* **WHAT IS REQUIRED**
Copy all the data exactly, except the pictures.

--- START OF COLLECTED DATA ---

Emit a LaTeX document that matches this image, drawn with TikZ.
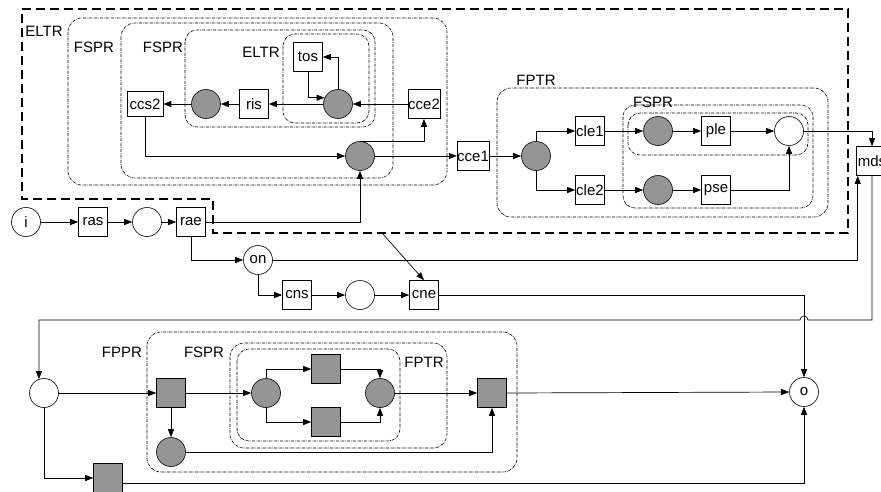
\documentclass[tikz,border=0pt]{standalone}
\usepackage{fontspec}
\setmainfont{Liberation Sans}
\usetikzlibrary{arrows.meta}

\definecolor{grayfill}{HTML}{959595}

\begin{document}
\begin{tikzpicture}[
    x=1pt, y=-1pt,
    % Transition: square box
    tr/.style={
        rectangle, draw=black, line width=0.6pt, fill=white,
        minimum width=29pt, minimum height=29pt, inner sep=0pt,
        font=\fontsize{15}{17}\selectfont
    },
    % Filled transition
    gtr/.style={tr, fill=grayfill},
    % Place: circle
    pl/.style={
        circle, draw=black, line width=0.6pt, fill=white,
        minimum size=29pt, inner sep=0pt,
        font=\fontsize{15}{17}\selectfont
    },
    % Filled place
    gpl/.style={pl, fill=grayfill},
    % Dash-dotted region
    region/.style={draw=black, line width=0.6pt, densely dashdotted, rounded corners=14pt},
    % Outer dashed region
    outer/.style={draw=black, line width=1.4pt, dash pattern=on 9pt off 5pt},
    % Region label
    lbl/.style={font=\fontsize{15}{17}\selectfont, inner sep=0pt},
    % Flow edge
    flow/.style={draw=black, line width=0.7pt, -{Triangle[length=8pt, width=6pt]}},
]
\useasboundingbox (0,0) rectangle (881,491);

% ============================================================
% REGIONS
% ============================================================
\draw[outer] (22,9) -- (848,9) -- (848,233) -- (213,233)
    -- (213,199) -- (22,199) -- cycle;
\draw[region] (68,18)   rectangle (447,185);
\draw[region] (121,23)  rectangle (393,178);
\draw[region, rounded corners=12pt] (185,30)  rectangle (375,127);
\draw[region, rounded corners=12pt] (283,34)  rectangle (369,123);
\draw[region] (497,88)  rectangle (828,217);
\draw[region, rounded corners=12pt] (623,105) rectangle (813,208);
\draw[region, rounded corners=12pt] (628,113) rectangle (808,155);
\draw[region] (147,332) rectangle (517,472);
\draw[region] (230,343) rectangle (447,448);
\draw[region, rounded corners=12pt] (237,349) rectangle (400,441);

% Labels
\node[lbl] (l-eltr1) at (44,31)   {ELTR};
\node[lbl] (l-fspr1) at (94,47)   {FSPR};
\node[lbl] (l-fspr2) at (163,47)  {FSPR};
\node[lbl] (l-eltr2) at (261,52)  {ELTR};
\node[lbl] (l-fptr1) at (536,80)  {FPTR};
\node[lbl] (l-fspr3) at (653,102) {FSPR};
\node[lbl] (l-fppr)  at (122,352) {FPPR};
\node[lbl] (l-fspr4) at (204,352) {FSPR};
\node[lbl] (l-fptr2) at (424,362) {FPTR};

% ============================================================
% TOP: loop part
% ============================================================
\node[tr]  (tos)   at (308,57)  {tos};
\node[gpl] (tc)    at (338,104) {};
\node[tr]  (ris)   at (254,104) {ris};
\node[gpl] (rc1)   at (206,104) {};
\node[tr, minimum width=36pt, minimum height=25pt] (ccs2) at (145,104) {ccs2};
\node[tr]  (cce2)  at (424,104) {cce2};
\node[gpl] (merge) at (360,156) {};
\node[tr]  (cce1)  at (473,156) {cce1};

% FPTR part
\node[gpl] (fc)    at (536,156) {};
\node[tr]  (cle1)  at (590,131) {cle1};
\node[tr]  (cle2)  at (590,190) {cle2};
\node[gpl] (pc1)   at (658,131) {};
\node[tr]  (ple)   at (716,131) {ple};
\node[pl]  (wc)    at (789,131) {};
\node[gpl] (pc2)   at (658,190) {};
\node[tr]  (pse)   at (716,190) {pse};
\node[tr, minimum width=32pt] (mds) at (872,161) {mds};

% Input chain
\node[pl]  (i)     at (26,222)  {i};
\node[tr]  (ras)   at (93,222)  {ras};
\node[pl]  (w1)    at (147,222) {};
\node[tr]  (rae)   at (191,222) {rae};
\node[pl]  (on)    at (258,260) {on};
\node[tr]  (cns)   at (297,295) {cns};
\node[pl]  (w3)    at (360,295) {};
\node[tr]  (cne)   at (424,295) {cne};
\node[pl]  (o)     at (804,392) {o};

\coordinate (dtail) at (382,233);
\coordinate (br-r)  at (808,320);

% ============================================================
% BOTTOM: parallel part
% ============================================================
\node[pl]  (w2)    at (44,393)  {};
\node[gtr] (g1)    at (171,393) {};
\node[gpl] (gc)    at (171,452) {};
\node[gpl] (sc)    at (266,393) {};
\node[gtr] (sqT)   at (326,369) {};
\node[gtr] (sqD)   at (326,422) {};
\node[gpl] (rc)    at (380,393) {};
\node[gtr] (gR)    at (492,393) {};
\node[gtr] (sqB)   at (108,478) {};

% ============================================================
% EDGES
% ============================================================
% top loop
\draw[flow] (cce2.west)  -- (tc.east);
\draw[flow] (tc.west)    -- (ris.east);
\draw[flow] (ris.west)   -- (rc1.east);
\draw[flow] (rc1.west)   -- (ccs2.east);
\draw[flow] (tc.north)   |- (tos.east);
\draw[flow] (tos.south)  |- (tc.155);
\draw[flow] (ccs2.south) |- (merge.west);
\draw[flow] (merge.north) -| (cce2.south);
\draw[flow] (merge.east) -- (cce1.west);

% FPTR
\draw[flow] (cce1.east)  -- (fc.west);
\draw[flow] (fc.north)   |- (cle1.west);
\draw[flow] (fc.south)   |- (cle2.west);
\draw[flow] (cle1)       -- (pc1);
\draw[flow] (pc1)        -- (ple);
\draw[flow] (ple)        -- (wc);
\draw[flow] (cle2)       -- (pc2);
\draw[flow] (pc2)        -- (pse);
\draw[flow] (pse.east)   -| (wc.south);
\draw[flow] (wc.east)    -| (mds.north);

% input chain
\draw[flow] (i)          -- (ras);
\draw[flow] (ras)        -- (w1);
\draw[flow] (w1)         -- (rae);
\draw[flow] (rae.east)   -| (merge.south);
\draw[flow] (rae.south)  |- (on.west);
\draw[flow] (on.south)   |- (cns.west);
\draw[flow] (cns)        -- (w3);
\draw[flow] (w3)         -- (cne);
\draw[flow] (dtail)      -- (cne.north);
\draw[flow] (cne.east)   -| (o.north);
\draw[flow] (on.east)    -| ([xshift=2pt]mds.south west);
\draw[flow] (mds.south)  |- (br-r)
    arc[start angle=0, end angle=180, radius=4pt] -| (w2.110);

% bottom
\draw[flow] (w2.east)    -- (g1.west);
\draw[flow] (g1.south)   -- (gc.north);
\draw[flow] (g1.east)    -- (sc.west);
\draw[flow] (sc.north)   |- (sqT.west);
\draw[flow] (sc.south)   |- (sqD.west);
\draw[flow] (sqT.east)   -| (rc.north);
\draw[flow] (sqD.east)   -| (rc.south);
\draw[flow] (rc.east)    -- (gR.west);
\draw[flow] (gc.east)    -| (gR.south);
\draw[flow] (gR.east)    -- (o.west);
\draw[flow] (w2.south)   |- (sqB.west);
\draw[flow] ([yshift=-5pt]sqB.east) -| (o.south);

\end{tikzpicture}
\end{document}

--- END OF COLLECTED DATA ---

* **SOLUTION TO THIS EXERCISE**
Emit a LaTeX document that matches this image, drawn with TikZ.
\documentclass[tikz,border=0pt]{standalone}
\usepackage{fontspec}
\setmainfont{Liberation Sans}
\usetikzlibrary{arrows.meta}

\definecolor{grayfill}{HTML}{959595}

\begin{document}
\begin{tikzpicture}[
    x=1pt, y=-1pt,
    % Transition: square box
    tr/.style={
        rectangle, draw=black, line width=0.6pt, fill=white,
        minimum width=29pt, minimum height=29pt, inner sep=0pt,
        font=\fontsize{15}{17}\selectfont
    },
    % Filled transition
    gtr/.style={tr, fill=grayfill},
    % Place: circle
    pl/.style={
        circle, draw=black, line width=0.6pt, fill=white,
        minimum size=29pt, inner sep=0pt,
        font=\fontsize{15}{17}\selectfont
    },
    % Filled place
    gpl/.style={pl, fill=grayfill},
    % Dash-dotted region
    region/.style={draw=black, line width=0.6pt, densely dashdotted, rounded corners=14pt},
    % Outer dashed region
    outer/.style={draw=black, line width=1.4pt, dash pattern=on 9pt off 5pt},
    % Region label
    lbl/.style={font=\fontsize{15}{17}\selectfont, inner sep=0pt},
    % Flow edge
    flow/.style={draw=black, line width=0.7pt, -{Triangle[length=8pt, width=6pt]}},
]
\useasboundingbox (0,0) rectangle (881,491);

% ============================================================
% REGIONS
% ============================================================
\draw[outer] (22,9) -- (848,9) -- (848,233) -- (213,233)
    -- (213,199) -- (22,199) -- cycle;
\draw[region] (68,18)   rectangle (447,185);
\draw[region] (121,23)  rectangle (393,178);
\draw[region, rounded corners=12pt] (185,30)  rectangle (375,127);
\draw[region, rounded corners=12pt] (283,34)  rectangle (369,123);
\draw[region] (497,88)  rectangle (828,217);
\draw[region, rounded corners=12pt] (623,105) rectangle (813,208);
\draw[region, rounded corners=12pt] (628,113) rectangle (808,155);
\draw[region] (147,332) rectangle (517,472);
\draw[region] (230,343) rectangle (447,448);
\draw[region, rounded corners=12pt] (237,349) rectangle (400,441);

% Labels
\node[lbl] (l-eltr1) at (44,31)   {ELTR};
\node[lbl] (l-fspr1) at (94,47)   {FSPR};
\node[lbl] (l-fspr2) at (163,47)  {FSPR};
\node[lbl] (l-eltr2) at (261,52)  {ELTR};
\node[lbl] (l-fptr1) at (536,80)  {FPTR};
\node[lbl] (l-fspr3) at (653,102) {FSPR};
\node[lbl] (l-fppr)  at (122,352) {FPPR};
\node[lbl] (l-fspr4) at (204,352) {FSPR};
\node[lbl] (l-fptr2) at (424,362) {FPTR};

% ============================================================
% TOP: loop part
% ============================================================
\node[tr]  (tos)   at (308,57)  {tos};
\node[gpl] (tc)    at (338,104) {};
\node[tr]  (ris)   at (254,104) {ris};
\node[gpl] (rc1)   at (206,104) {};
\node[tr, minimum width=36pt, minimum height=25pt] (ccs2) at (145,104) {ccs2};
\node[tr]  (cce2)  at (424,104) {cce2};
\node[gpl] (merge) at (360,156) {};
\node[tr]  (cce1)  at (473,156) {cce1};

% FPTR part
\node[gpl] (fc)    at (536,156) {};
\node[tr]  (cle1)  at (590,131) {cle1};
\node[tr]  (cle2)  at (590,190) {cle2};
\node[gpl] (pc1)   at (658,131) {};
\node[tr]  (ple)   at (716,131) {ple};
\node[pl]  (wc)    at (789,131) {};
\node[gpl] (pc2)   at (658,190) {};
\node[tr]  (pse)   at (716,190) {pse};
\node[tr, minimum width=32pt] (mds) at (872,161) {mds};

% Input chain
\node[pl]  (i)     at (26,222)  {i};
\node[tr]  (ras)   at (93,222)  {ras};
\node[pl]  (w1)    at (147,222) {};
\node[tr]  (rae)   at (191,222) {rae};
\node[pl]  (on)    at (258,260) {on};
\node[tr]  (cns)   at (297,295) {cns};
\node[pl]  (w3)    at (360,295) {};
\node[tr]  (cne)   at (424,295) {cne};
\node[pl]  (o)     at (804,392) {o};

\coordinate (dtail) at (382,233);
\coordinate (br-r)  at (808,320);

% ============================================================
% BOTTOM: parallel part
% ============================================================
\node[pl]  (w2)    at (44,393)  {};
\node[gtr] (g1)    at (171,393) {};
\node[gpl] (gc)    at (171,452) {};
\node[gpl] (sc)    at (266,393) {};
\node[gtr] (sqT)   at (326,369) {};
\node[gtr] (sqD)   at (326,422) {};
\node[gpl] (rc)    at (380,393) {};
\node[gtr] (gR)    at (492,393) {};
\node[gtr] (sqB)   at (108,478) {};

% ============================================================
% EDGES
% ============================================================
% top loop
\draw[flow] (cce2.west)  -- (tc.east);
\draw[flow] (tc.west)    -- (ris.east);
\draw[flow] (ris.west)   -- (rc1.east);
\draw[flow] (rc1.west)   -- (ccs2.east);
\draw[flow] (tc.north)   |- (tos.east);
\draw[flow] (tos.south)  |- (tc.155);
\draw[flow] (ccs2.south) |- (merge.west);
\draw[flow] (merge.north) -| (cce2.south);
\draw[flow] (merge.east) -- (cce1.west);

% FPTR
\draw[flow] (cce1.east)  -- (fc.west);
\draw[flow] (fc.north)   |- (cle1.west);
\draw[flow] (fc.south)   |- (cle2.west);
\draw[flow] (cle1)       -- (pc1);
\draw[flow] (pc1)        -- (ple);
\draw[flow] (ple)        -- (wc);
\draw[flow] (cle2)       -- (pc2);
\draw[flow] (pc2)        -- (pse);
\draw[flow] (pse.east)   -| (wc.south);
\draw[flow] (wc.east)    -| (mds.north);

% input chain
\draw[flow] (i)          -- (ras);
\draw[flow] (ras)        -- (w1);
\draw[flow] (w1)         -- (rae);
\draw[flow] (rae.east)   -| (merge.south);
\draw[flow] (rae.south)  |- (on.west);
\draw[flow] (on.south)   |- (cns.west);
\draw[flow] (cns)        -- (w3);
\draw[flow] (w3)         -- (cne);
\draw[flow] (dtail)      -- (cne.north);
\draw[flow] (cne.east)   -| (o.north);
\draw[flow] (on.east)    -| ([xshift=2pt]mds.south west);
\draw[flow] (mds.south)  |- (br-r)
    arc[start angle=0, end angle=180, radius=4pt] -| (w2.110);

% bottom
\draw[flow] (w2.east)    -- (g1.west);
\draw[flow] (g1.south)   -- (gc.north);
\draw[flow] (g1.east)    -- (sc.west);
\draw[flow] (sc.north)   |- (sqT.west);
\draw[flow] (sc.south)   |- (sqD.west);
\draw[flow] (sqT.east)   -| (rc.north);
\draw[flow] (sqD.east)   -| (rc.south);
\draw[flow] (rc.east)    -- (gR.west);
\draw[flow] (gc.east)    -| (gR.south);
\draw[flow] (gR.east)    -- (o.west);
\draw[flow] (w2.south)   |- (sqB.west);
\draw[flow] ([yshift=-5pt]sqB.east) -| (o.south);

\end{tikzpicture}
\end{document}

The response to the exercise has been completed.